• _Data excerpt_:
┏━━

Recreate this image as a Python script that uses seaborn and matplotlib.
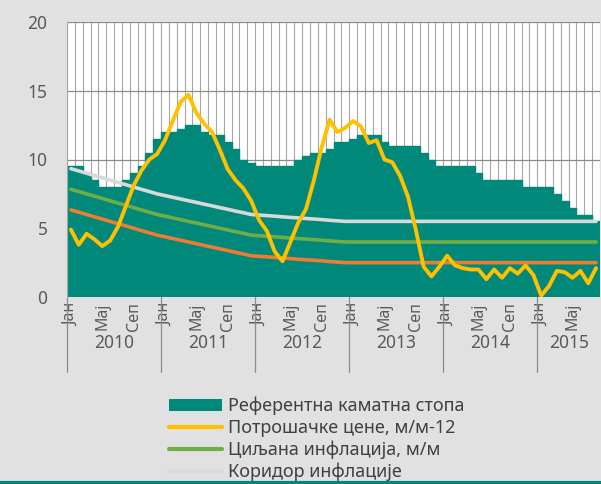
# key policy rate vs consumer prices and inflation target corridor, 2010-2015
import numpy as np
import pandas as pd
import matplotlib
matplotlib.use("Agg")
import matplotlib.pyplot as plt
import seaborn as sns
from matplotlib.patches import Patch
from matplotlib.lines import Line2D

sns.set_style("white")
plt.rcParams["font.family"] = ["Noto Sans", "DejaVu Sans"]

# monthly values, Jan 2010 - Aug 2015
years = ["2010", "2011", "2012", "2013", "2014", "2015"]
month_ticks = ["Јан", "Мај", "Сеп"]

key_rate = [9.5, 9.5, 9.0, 8.5, 8.0, 8.0, 8.0, 8.5, 9.0, 9.5, 10.5, 11.5,
            12.0, 12.0, 12.25, 12.5, 12.5, 12.0, 11.75, 11.75, 11.25, 10.75, 10.0, 9.75,
            9.5, 9.5, 9.5, 9.5, 9.5, 10.0, 10.25, 10.5, 10.5, 10.75, 11.25, 11.25,
            11.5, 11.75, 11.75, 11.75, 11.25, 11.0, 11.0, 11.0, 11.0, 10.5, 10.0, 9.5,
            9.5, 9.5, 9.5, 9.5, 9.0, 8.5, 8.5, 8.5, 8.5, 8.5, 8.0, 8.0,
            8.0, 8.0, 7.5, 7.0, 6.5, 6.0, 6.0, 5.5]

cpi = [4.9, 3.8, 4.6, 4.2, 3.7, 4.1, 5.1, 6.6, 8.1, 9.2, 10.0, 10.4,
       11.4, 12.8, 14.2, 14.7, 13.4, 12.6, 12.0, 10.7, 9.3, 8.5, 7.9, 7.0,
       5.6, 4.8, 3.3, 2.6, 4.0, 5.4, 6.4, 8.5, 10.9, 12.9, 12.0, 12.3,
       12.8, 12.4, 11.2, 11.4, 10.0, 9.8, 8.8, 7.3, 4.9, 2.2, 1.5, 2.2,
       3.0, 2.3, 2.1, 2.0, 2.0, 1.3, 2.0, 1.4, 2.1, 1.7, 2.3, 1.6,
       0.1, 0.8, 1.9, 1.8, 1.4, 1.9, 1.0, 2.1]

target = [7.83, 7.67, 7.5, 7.33, 7.17, 7.0, 6.83, 6.67, 6.5, 6.33, 6.17, 6.0,
          5.88, 5.75, 5.63, 5.5, 5.38, 5.25, 5.13, 5.0, 4.88, 4.75, 4.63, 4.5,
          4.46, 4.42, 4.38, 4.33, 4.29, 4.25, 4.21, 4.17, 4.13, 4.08, 4.04, 4.0,
          4.0, 4.0, 4.0, 4.0, 4.0, 4.0, 4.0, 4.0, 4.0, 4.0, 4.0, 4.0,
          4.0, 4.0, 4.0, 4.0, 4.0, 4.0, 4.0, 4.0, 4.0, 4.0, 4.0, 4.0,
          4.0, 4.0, 4.0, 4.0, 4.0, 4.0, 4.0, 4.0]

corridor_up = [9.33, 9.17, 9.0, 8.83, 8.67, 8.5, 8.33, 8.17, 8.0, 7.83, 7.67, 7.5,
               7.38, 7.25, 7.13, 7.0, 6.88, 6.75, 6.63, 6.5, 6.38, 6.25, 6.13, 6.0,
               5.96, 5.92, 5.88, 5.83, 5.79, 5.75, 5.71, 5.67, 5.63, 5.58, 5.54, 5.5,
               5.5, 5.5, 5.5, 5.5, 5.5, 5.5, 5.5, 5.5, 5.5, 5.5, 5.5, 5.5,
               5.5, 5.5, 5.5, 5.5, 5.5, 5.5, 5.5, 5.5, 5.5, 5.5, 5.5, 5.5,
               5.5, 5.5, 5.5, 5.5, 5.5, 5.5, 5.5, 5.5]

corridor_low = [6.33, 6.17, 6.0, 5.83, 5.67, 5.5, 5.33, 5.17, 5.0, 4.83, 4.67, 4.5,
                4.38, 4.25, 4.13, 4.0, 3.88, 3.75, 3.63, 3.5, 3.38, 3.25, 3.13, 3.0,
                2.96, 2.92, 2.88, 2.83, 2.79, 2.75, 2.71, 2.67, 2.63, 2.58, 2.54, 2.5,
                2.5, 2.5, 2.5, 2.5, 2.5, 2.5, 2.5, 2.5, 2.5, 2.5, 2.5, 2.5,
                2.5, 2.5, 2.5, 2.5, 2.5, 2.5, 2.5, 2.5, 2.5, 2.5, 2.5, 2.5,
                2.5, 2.5, 2.5, 2.5, 2.5, 2.5, 2.5, 2.5]

df = pd.DataFrame({"idx": np.arange(len(key_rate)), "rate": key_rate, "cpi": cpi,
                   "target": target, "up": corridor_up, "low": corridor_low})
n = len(df)

teal = "#00897B"
yellow = "#FFC000"
green = "#70AD47"
orange = "#ED7D31"
light = "#D9D9D9"
txt = "#595959"
bg = "#E1E1E1"

fig = plt.figure(figsize=(6.01, 4.84), dpi=100, facecolor=bg)
ax = fig.add_axes([67 / 601, 187 / 484, 533 / 601, 275 / 484])
ax.set_facecolor("white")

# vertical month grid and horizontal grid behind the bars
for b in np.arange(-0.5, n, 1.0):
    ax.axvline(b, color="#A6A6A6", lw=0.8, zorder=0)
for yv in [5, 10, 15, 20]:
    ax.axhline(yv, color="#8C8C8C", lw=0.9, zorder=0)

# edge in the bar colour hides the seams between touching bars
sns.barplot(data=df, x="idx", y="rate", color=teal, saturation=1, width=1.0,
            linewidth=1.0, edgecolor=teal, ax=ax, zorder=2)

sns.lineplot(x=df["idx"], y=df["low"], color=orange, lw=2.6, ax=ax, zorder=3)
sns.lineplot(x=df["idx"], y=df["target"], color=green, lw=2.6, ax=ax, zorder=3)
sns.lineplot(x=df["idx"], y=df["up"], color=light, lw=2.6, ax=ax, zorder=3)
sns.lineplot(x=df["idx"], y=df["cpi"], color=yellow, lw=2.8, ax=ax, zorder=4)

ax.set_xlim(-0.5, n - 0.5)
ax.set_ylim(0, 20)
ax.set_yticks([0, 5, 10, 15, 20])
ax.set_xlabel("")
ax.set_ylabel("")
ax.tick_params(axis="y", length=0, labelsize=12.5, labelcolor=txt, pad=14)

# month ticks (Jan, May, Sep each year)
tick_pos = [i for i in range(n) if i % 12 in (0, 4, 8)]
tick_lab = [month_ticks[(i % 12) // 4] for i in tick_pos]
ax.set_xticks(tick_pos)
ax.set_xticklabels(tick_lab, rotation=90, fontsize=11.5, color=txt)
ax.tick_params(axis="x", length=0, pad=4)

for s in ["top", "right", "bottom"]:
    ax.spines[s].set_visible(False)
ax.spines["left"].set_color("#A6A6A6")
ax.spines["left"].set_linewidth(0.8)

# year level of the category axis
for k, yr in enumerate(years):
    start = k * 12
    end = min(start + 12, n)
    ax.text((start + end - 1) / 2, -0.168, yr, transform=ax.get_xaxis_transform(),
            ha="center", va="center", fontsize=12.5, color=txt)
    ax.axvline(start - 0.5, ymin=-0.273, ymax=0, color="#8C8C8C", lw=0.9,
               clip_on=False)

handles = [Patch(facecolor=teal, edgecolor="none"),
           Line2D([], [], color=yellow, lw=3),
           Line2D([], [], color=green, lw=3),
           Line2D([], [], color=light, lw=3)]
labels = ["Референтна каматна стопа", "Потрошачке цене, м/м-12",
          "Циљана инфлација, м/м", "Коридор инфлације"]
leg = fig.legend(handles, labels, loc="upper left", bbox_to_anchor=(0.27, 0.195),
                 frameon=False, fontsize=13, handlelength=2.9, handleheight=0.7,
                 handletextpad=0.35, labelspacing=0.2, borderaxespad=0)
for t in leg.get_texts():
    t.set_color("#404040")

fig.add_artist(Line2D([0, 1], [0.003, 0.003], transform=fig.transFigure,
                      color=teal, lw=3, zorder=10))

fig.savefig("out.png", dpi=100, facecolor=bg)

┗━━

• _What is needed_: Everything from the top line of the data down to and including the line with "8.0, 8.0, 7.5, 7.0, 6.5, 6.0, 6.0, 5.5]" is to be copied, except the pictures.

• _Exercise output_:
Recreate this image as a Python script that uses seaborn and matplotlib.
# key policy rate vs consumer prices and inflation target corridor, 2010-2015
import numpy as np
import pandas as pd
import matplotlib
matplotlib.use("Agg")
import matplotlib.pyplot as plt
import seaborn as sns
from matplotlib.patches import Patch
from matplotlib.lines import Line2D

sns.set_style("white")
plt.rcParams["font.family"] = ["Noto Sans", "DejaVu Sans"]

# monthly values, Jan 2010 - Aug 2015
years = ["2010", "2011", "2012", "2013", "2014", "2015"]
month_ticks = ["Јан", "Мај", "Сеп"]

key_rate = [9.5, 9.5, 9.0, 8.5, 8.0, 8.0, 8.0, 8.5, 9.0, 9.5, 10.5, 11.5,
            12.0, 12.0, 12.25, 12.5, 12.5, 12.0, 11.75, 11.75, 11.25, 10.75, 10.0, 9.75,
            9.5, 9.5, 9.5, 9.5, 9.5, 10.0, 10.25, 10.5, 10.5, 10.75, 11.25, 11.25,
            11.5, 11.75, 11.75, 11.75, 11.25, 11.0, 11.0, 11.0, 11.0, 10.5, 10.0, 9.5,
            9.5, 9.5, 9.5, 9.5, 9.0, 8.5, 8.5, 8.5, 8.5, 8.5, 8.0, 8.0,
            8.0, 8.0, 7.5, 7.0, 6.5, 6.0, 6.0, 5.5]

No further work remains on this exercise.